Jacarta vai continuar a ser a capital económica da Indonésia. Como disse Brodjonegoro, foi tomado em linha de conta que 60% da população vive em Java e é aí que as atividades económicas estão concentradas.
A decisão do presidente Joko Widodo foi anunciada duas semanas depois de ter sido dado como vencedor das eleições presidenciais de 17 de abril, embora os resultados oficiais só devam ser anunciados na quarta-feira.
Widodo visitou entretanto vários locais possíveis na ilha de Bornéu. "Queremos pensar de uma forma visionária para o progresso deste país e mudar a capital requer uma preparação minuciosa e detalhada", disse o presidente.
O local favorito é Palangkaraya, a tal cidade que fez Sukarno sonhar. As autoridades locais reservaram 300 mil hectares para o caso de a escolha recair ali, noticiou a agência Antara.
O Bornéu é uma ilha de características únicas - tem uma das mais importantes e antigas florestas tropicais - e já de si está ameaçada pela desflorestação para extração madeireira ou pelas plantações para extração de óleo de palma (e ameaçando a fauna como o orangotango de Bornéu) nos três países dividem o território (Brunei, Malásia e Indonésia).
Às províncias indonésias da ilha já pende a ameaça para o meio ambiente e os povos nativos da ideia de "progresso". Em 2015, as autoridades centrais iniciaram uma série de obras (estradas, autoestradas e caminhos de ferro numa região que tem 6% da flora e da fauna mundial.
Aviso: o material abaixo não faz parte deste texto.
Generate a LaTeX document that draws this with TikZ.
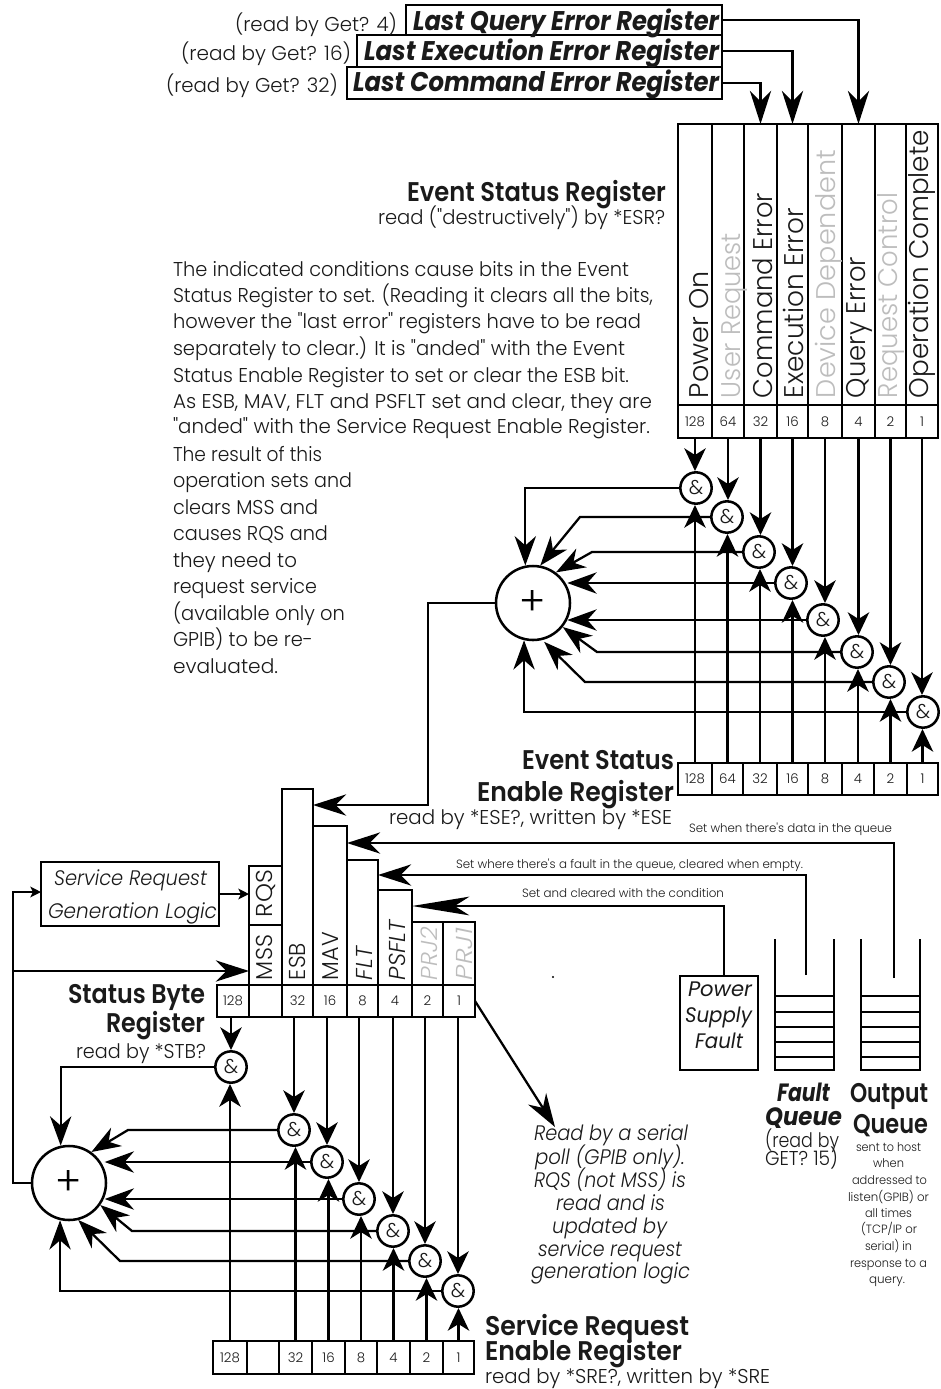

Para investigadores universitários da Austrália e Indonésia, que estudaram o impacto das infraestruturas, estas obras são "a mais assustadora ameaça ambiental do mundo". Para Mohammed Alamgir, da Universidade James Cook, em Queensland, as infraestruturas são como "um peixe esventrado o que permite que colonos ilegais, caçadores furtivos e mineiros invadam a floresta e causem ainda mais destruição".
A ideia de criar uma capital nesta região só iria multiplicar as ameaças ao meio ambiente. Em momento algum, os políticos indonésios aludem aos cuidados ambientais no que se refere à futura capital.
A ideia de mudar uma capital de um Estado para outra cidade está longe de ser inédita. Se a capital se mudar para Palangkaraya, os indonésios estarão a seguir o exemplo de Astana (Nursultan desde há dois meses, no Cazaquistão), Otava (Canadá) ou Ancara (Turquia), cidades já existentes que foram promovidas a capital. Se a opção for a construção de raiz, a sucessora de Jacarta entrará na lista de Abuja (Nigéria), Washington (EUA), Brasília (Brasil), Naipidó (Birmânia), Gaborone (Botswana), Islamabad (Paquistão), Nova Deli (Índia) ou Camberra (Austrália).
A mudança da capital não acontece só em países com milhões de habitantes. O microestado de Palau, no Pacífico, com pouco mais de 20 mil habitantes, trocou Koror por Ngerulmud, em 2006.